Scan the material that follows. Copy every line containing the word "page".

++++ DATA SEGMENT ++++

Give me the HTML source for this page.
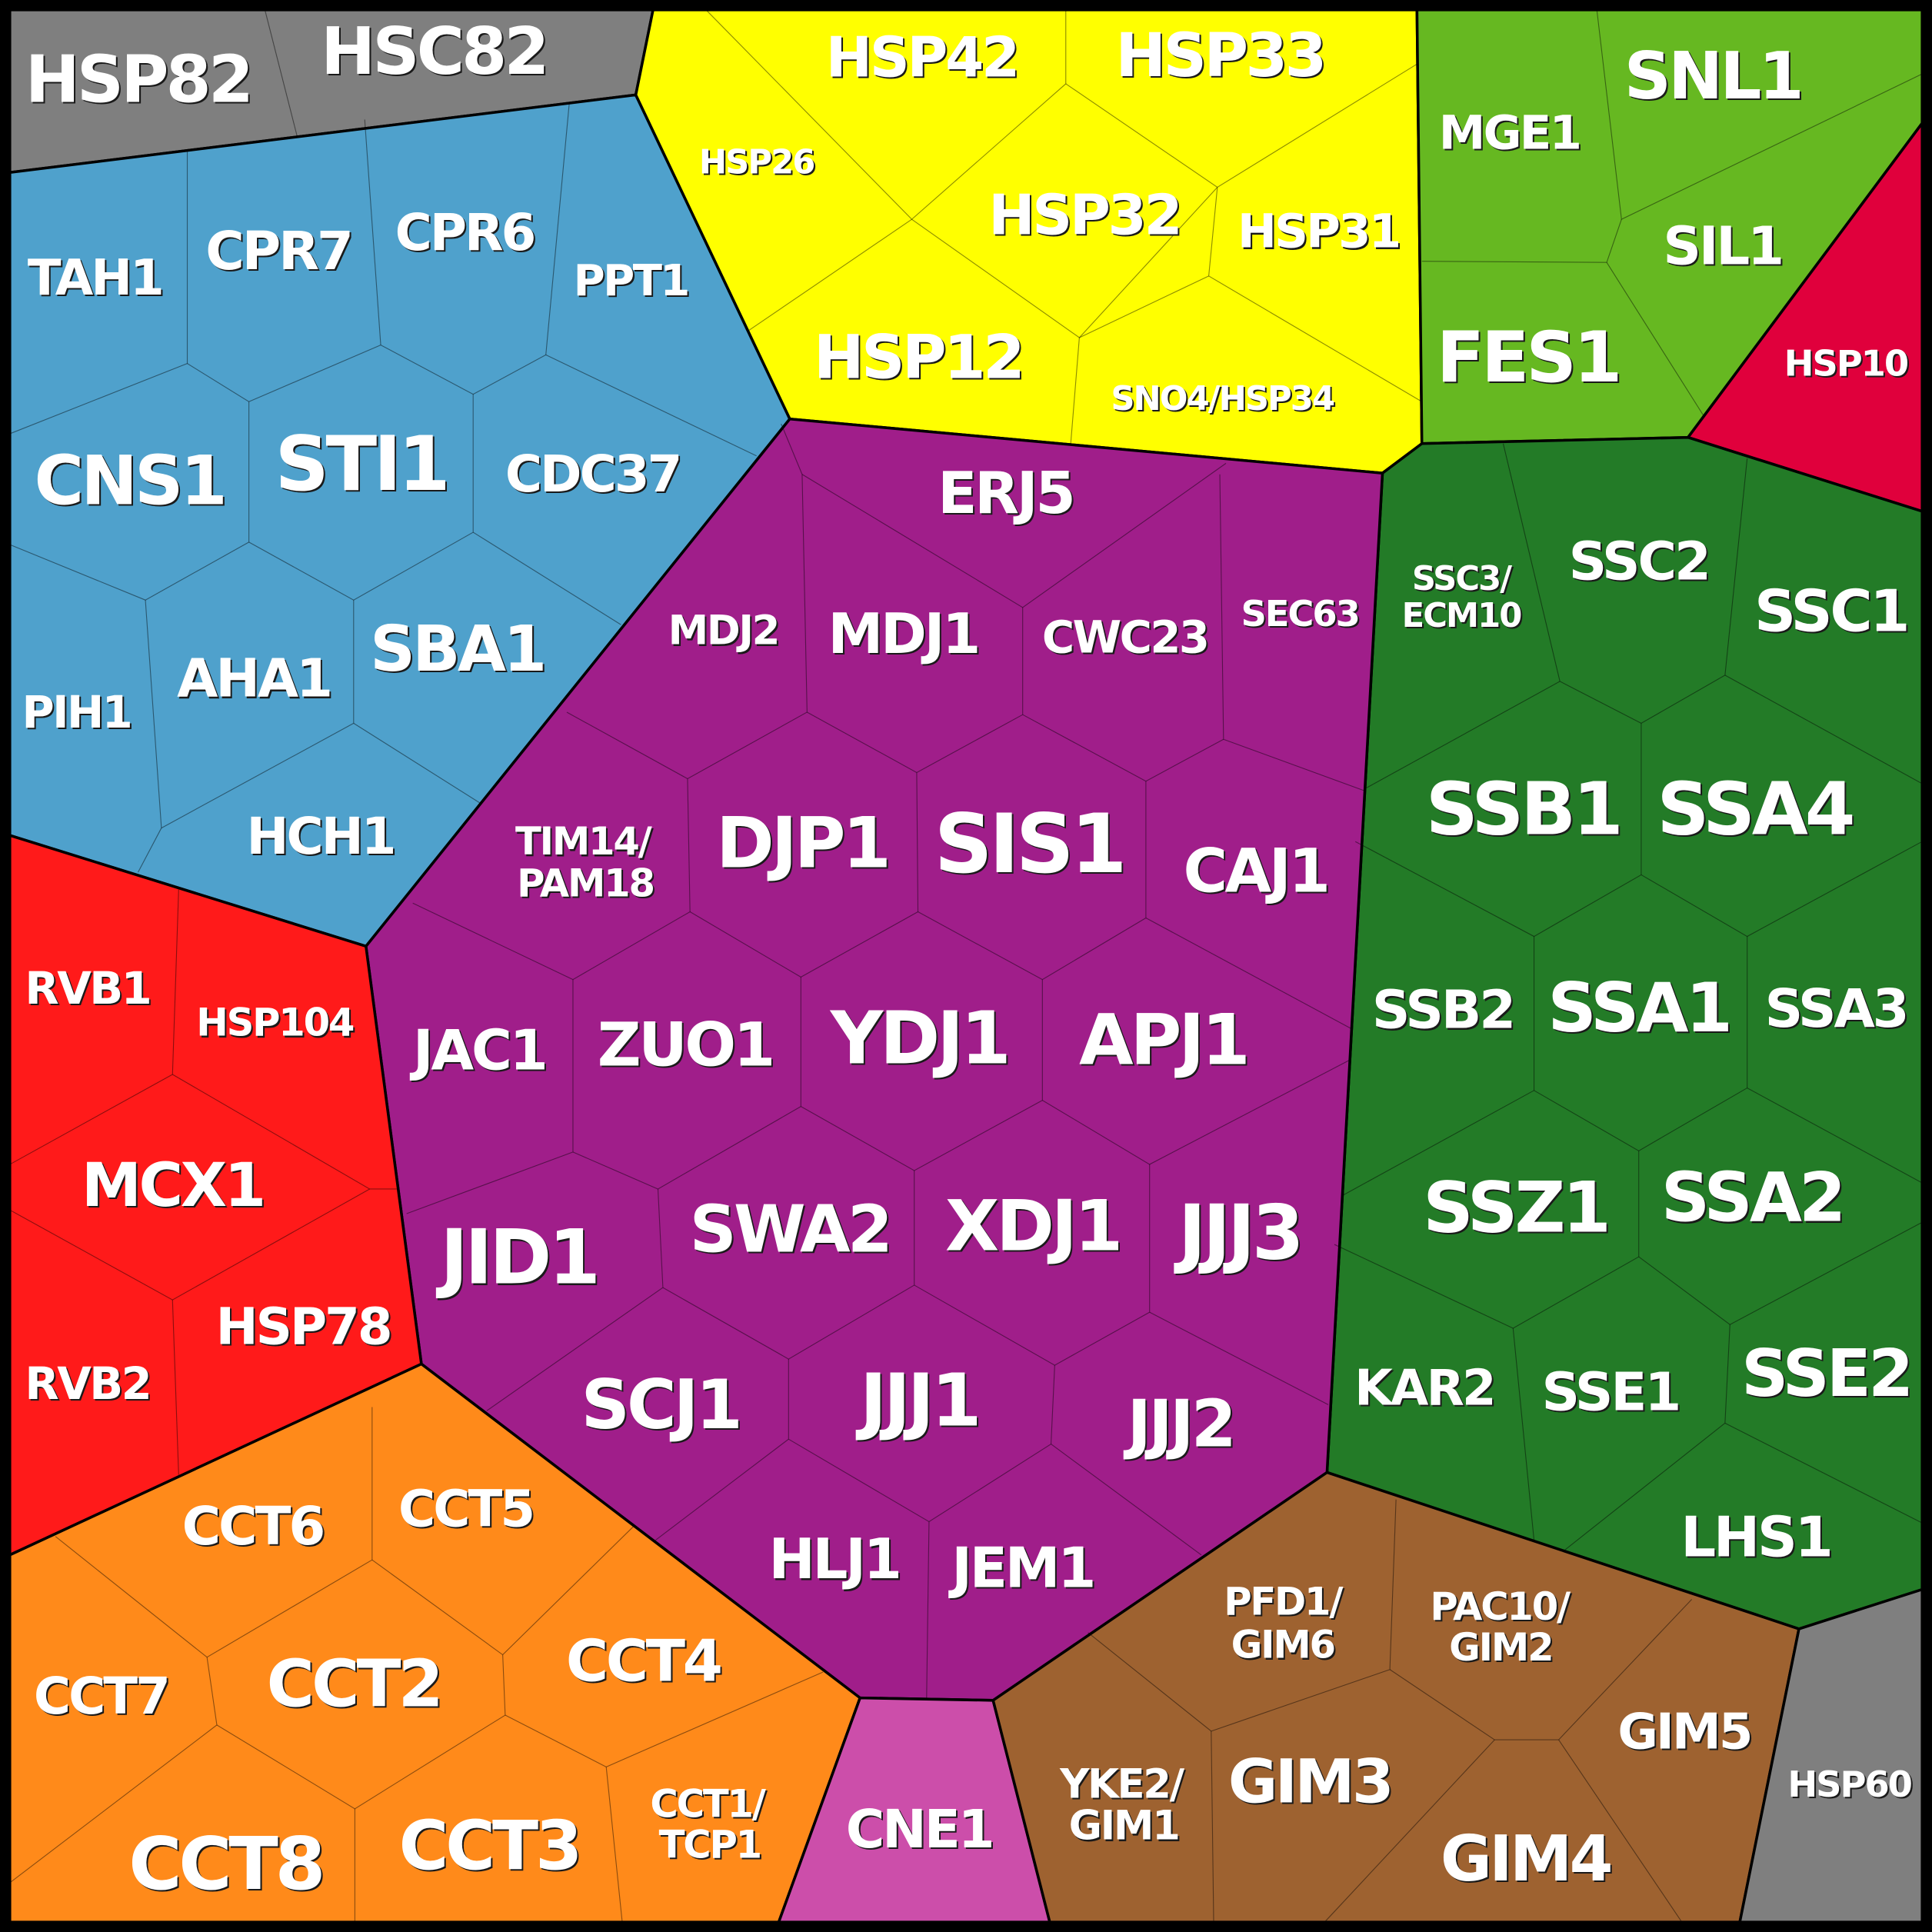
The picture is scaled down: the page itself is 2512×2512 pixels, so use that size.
<!DOCTYPE html>
<html><head><meta charset="utf-8"><style>
html,body{margin:0;padding:0;background:#000}
svg{display:block}
text{font-family:"DejaVu Sans","Liberation Sans",sans-serif;font-weight:bold;text-anchor:middle;dominant-baseline:central;letter-spacing:-0.045em}
.grp{stroke:#000;stroke-width:2.2;stroke-linejoin:round}
.ln{stroke:#000;stroke-opacity:.45;stroke-width:.7;fill:none}
</style></head><body>
<svg width="2512" height="2512" viewBox="0 0 1568 1568" xmlns="http://www.w3.org/2000/svg">
<rect width="1568" height="1568" fill="#000"/>
<g class="grp">
<polygon fill="#7f7f7f" points="8,8 530,8 516,77 8,140"/>
<polygon fill="#4fa1cc" points="8,140 516,77 641,340 297,768 8,678"/>
<polygon fill="#ffff00" points="530,8 1150,8 1154,360 1122,384 641,340 516,77"/>
<polygon fill="#66b821" points="1150,8 1560,8 1560,100 1370,355 1154,360"/>
<polygon fill="#e0003c" points="1560,100 1560,415 1370,355"/>
<polygon fill="#237b27" points="1154,360 1370,355 1560,415 1560,1290 1460,1322 1077,1195 1122,384"/>
<polygon fill="#a01e8a" points="641,340 1122,384 1077,1195 806,1380 698,1378 342,1107 297,768"/>
<polygon fill="#ff1a1a" points="8,678 297,768 342,1107 8,1262"/>
<polygon fill="#ff8a1a" points="8,1262 342,1107 698,1378 632,1560 8,1560"/>
<polygon fill="#cc4eaa" points="698,1378 806,1380 852,1560 632,1560"/>
<polygon fill="#9e6230" points="806,1380 1077,1195 1460,1322 1412,1560 852,1560"/>
<polygon fill="#7f7f7f" points="1460,1322 1560,1290 1560,1560 1412,1560"/>
</g>
<g class="ln">
<polyline points="215,8 241,110"/>
<polyline points="152,123 152,295"/><polyline points="296,97 309,280"/><polyline points="462,84 443,288"/>
<polyline points="8,352 152,295 202,326 309,280 384,320 443,288 614,370"/>
<polyline points="202,326 202,440 118,487 8,442"/>
<polyline points="384,320 384,432 287,487 202,440"/><polyline points="384,432 504,507"/>
<polyline points="118,487 131,672 112,708"/><polyline points="131,672 287,587 287,487"/><polyline points="287,587 390,652"/>
<polyline points="573,8 740,178 865,68 865,8"/><polyline points="865,68 988,152 1150,52"/>
<polyline points="740,178 608,268"/><polyline points="740,178 876,274 988,152"/>
<polyline points="988,152 981,224 1154,326"/><polyline points="876,274 869,360"/><polyline points="981,224 876,274"/>
<polyline points="1296,8 1316,178 1560,60"/><polyline points="1154,212 1304,213 1316,178"/><polyline points="1304,213 1383,338"/>
<polyline points="1220,360 1266,553 1332,587 1400,548 1418,372"/><polyline points="1266,553 1108,640"/><polyline points="1400,548 1560,636"/>
<polyline points="1332,587 1332,710 1245,760 1100,683"/><polyline points="1332,710 1418,760 1560,683"/>
<polyline points="1245,760 1245,885 1330,934 1418,883 1418,760"/><polyline points="1245,885 1090,970"/><polyline points="1418,883 1560,960"/>
<polyline points="1330,934 1330,1020 1228,1078 1083,1010"/><polyline points="1330,1020 1404,1075 1560,992"/>
<polyline points="1228,1078 1245,1250"/><polyline points="1404,1075 1400,1155 1270,1258"/><polyline points="1400,1155 1560,1236"/>
<polyline points="634,344 651,385 655,578 558,632 460,578"/><polyline points="651,385 830,493 995,376"/>
<polyline points="990,385 993,600 1108,642"/><polyline points="830,493 830,580 744,627 655,578"/>
<polyline points="830,580 930,634 993,600"/><polyline points="558,632 560,740 465,795 335,733"/>
<polyline points="744,627 745,740 650,793 560,740"/><polyline points="930,634 930,745 846,795 745,740"/>
<polyline points="930,745 1097,835"/><polyline points="465,795 465,935 330,985"/>
<polyline points="650,793 650,898 534,965 465,935"/><polyline points="846,795 846,893 742,950 650,898"/>
<polyline points="846,893 933,945 1096,860"/><polyline points="534,965 538,1045 395,1145"/>
<polyline points="742,950 742,1043 640,1103 538,1045"/><polyline points="933,945 933,1065 856,1108 742,1043"/>
<polyline points="933,1065 1078,1140"/><polyline points="640,1103 640,1168 532,1250"/>
<polyline points="856,1108 853,1172 754,1235 640,1168"/><polyline points="853,1172 975,1262"/><polyline points="754,1235 752,1380"/>
<polyline points="145,722 140,872 8,945"/><polyline points="140,872 300,965 322,965"/>
<polyline points="300,965 140,1055 8,982"/><polyline points="140,1055 145,1197"/>
<polyline points="302,1142 302,1266 168,1345 45,1247"/><polyline points="302,1266 408,1343 515,1238"/>
<polyline points="168,1345 176,1400 8,1528"/><polyline points="408,1343 410,1392 288,1468 176,1400"/>
<polyline points="410,1392 492,1434 668,1357"/><polyline points="288,1468 288,1560"/><polyline points="492,1434 505,1560"/>
<polyline points="1133,1217 1128,1355 983,1405 883,1325"/><polyline points="1128,1355 1213,1412 1265,1412 1373,1298"/>
<polyline points="983,1405 985,1560"/><polyline points="1213,1412 1075,1560"/><polyline points="1265,1412 1365,1560"/>
</g>
<defs>
<g id="labels">
<text x="112" y="65" font-size="53">HSP82</text>
<text x="352" y="42" font-size="53">HSC82</text>
<text x="748" y="47" font-size="45">HSP42</text>
<text x="990" y="45" font-size="49">HSP33</text>
<text x="614" y="132" font-size="27">HSP26</text>
<text x="880" y="175" font-size="45">HSP32</text>
<text x="1070" y="188" font-size="38">HSP31</text>
<text x="745" y="290" font-size="49">HSP12</text>
<text x="992" y="324" font-size="27">SNO4/HSP34</text>
<text x="1225" y="108" font-size="38">MGE1</text>
<text x="1390" y="62" font-size="53">SNL1</text>
<text x="1398" y="200" font-size="43">SIL1</text>
<text x="1240" y="290" font-size="57">FES1</text>
<text x="1498" y="295" font-size="29">HSP10</text>
<text x="77" y="226" font-size="40">TAH1</text>
<text x="226" y="204" font-size="43">CPR7</text>
<text x="377" y="189" font-size="41">CPR6</text>
<text x="512" y="228" font-size="35">PPT1</text>
<text x="105" y="390" font-size="55">CNS1</text>
<text x="293" y="377" font-size="61">STI1</text>
<text x="481" y="385" font-size="41">CDC37</text>
<text x="62" y="578" font-size="36">PIH1</text>
<text x="206" y="551" font-size="43">AHA1</text>
<text x="371" y="527" font-size="51">SBA1</text>
<text x="260" y="679" font-size="41">HCH1</text>
<text x="816" y="400" font-size="47">ERJ5</text>
<text x="587" y="512" font-size="33">MDJ2</text>
<text x="733" y="515" font-size="45">MDJ1</text>
<text x="913" y="517" font-size="36">CWC23</text>
<text x="1055" y="498" font-size="29">SEC63</text>
<text x="473" y="683" font-size="31">TIM14/</text>
<text x="475" y="717" font-size="31">PAM18</text>
<text x="651" y="684" font-size="57">DJP1</text>
<text x="835" y="685" font-size="66">SIS1</text>
<text x="1019" y="707" font-size="49">CAJ1</text>
<text x="389" y="853" font-size="45">JAC1</text>
<text x="556" y="848" font-size="49">ZUO1</text>
<text x="746" y="843" font-size="59">YDJ1</text>
<text x="944" y="844" font-size="57">APJ1</text>
<text x="421" y="1021" font-size="61">JID1</text>
<text x="641" y="998" font-size="53">SWA2</text>
<text x="838" y="995" font-size="57">XDJ1</text>
<text x="1006" y="1001" font-size="61">JJJ3</text>
<text x="536" y="1140" font-size="55">SCJ1</text>
<text x="746" y="1137" font-size="59">JJJ1</text>
<text x="958" y="1156" font-size="53">JJJ2</text>
<text x="677" y="1266" font-size="45">HLJ1</text>
<text x="830" y="1273" font-size="45">JEM1</text>
<text x="1186" y="470" font-size="27">SSC3/</text>
<text x="1186" y="500" font-size="27">ECM10</text>
<text x="1330" y="456" font-size="43">SSC2</text>
<text x="1486" y="496" font-size="47">SSC1</text>
<text x="1236" y="657" font-size="59">SSB1</text>
<text x="1424" y="657" font-size="59">SSA4</text>
<text x="1171" y="820" font-size="43">SSB2</text>
<text x="1330" y="818" font-size="55">SSA1</text>
<text x="1490" y="819" font-size="43">SSA3</text>
<text x="1230" y="980" font-size="57">SSZ1</text>
<text x="1422" y="972" font-size="55">SSA2</text>
<text x="1156" y="1127" font-size="40">KAR2</text>
<text x="1307" y="1130" font-size="43">SSE1</text>
<text x="1482" y="1115" font-size="53">SSE2</text>
<text x="1425" y="1248" font-size="45">LHS1</text>
<text x="71" y="802" font-size="36">RVB1</text>
<text x="223" y="830" font-size="31">HSP104</text>
<text x="140" y="962" font-size="49">MCX1</text>
<text x="246" y="1077" font-size="41">HSP78</text>
<text x="71" y="1123" font-size="36">RVB2</text>
<text x="205" y="1239" font-size="43">CCT6</text>
<text x="378" y="1225" font-size="41">CCT5</text>
<text x="82" y="1377" font-size="41">CCT7</text>
<text x="287" y="1367" font-size="53">CCT2</text>
<text x="522" y="1348" font-size="47">CCT4</text>
<text x="574" y="1464" font-size="31">CCT1/</text>
<text x="576" y="1497" font-size="31">TCP1</text>
<text x="183" y="1513" font-size="59">CCT8</text>
<text x="397" y="1498" font-size="55">CCT3</text>
<text x="746" y="1485" font-size="43">CNE1</text>
<text x="1041" y="1300" font-size="31">PFD1/</text>
<text x="1041" y="1335" font-size="31">GIM6</text>
<text x="1217" y="1304" font-size="31">PAC10/</text>
<text x="1218" y="1337" font-size="31">GIM2</text>
<text x="1367" y="1406" font-size="40">GIM5</text>
<text x="910" y="1448" font-size="33">YKE2/</text>
<text x="912" y="1482" font-size="33">GIM1</text>
<text x="1063" y="1446" font-size="49">GIM3</text>
<text x="1238" y="1509" font-size="51">GIM4</text>
<text x="1501" y="1448" font-size="29">HSP60</text>
</g>
</defs>
<g fill="#1a1a1a" transform="translate(1.3,1.3)"><use href="#labels"/></g>
<g fill="#ffffff"><use href="#labels"/></g>
</svg>
</body></html>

++++

RESPONSE TO THE TASK
Give me the HTML source for this page.
The picture is scaled down: the page itself is 2512×2512 pixels, so use that size.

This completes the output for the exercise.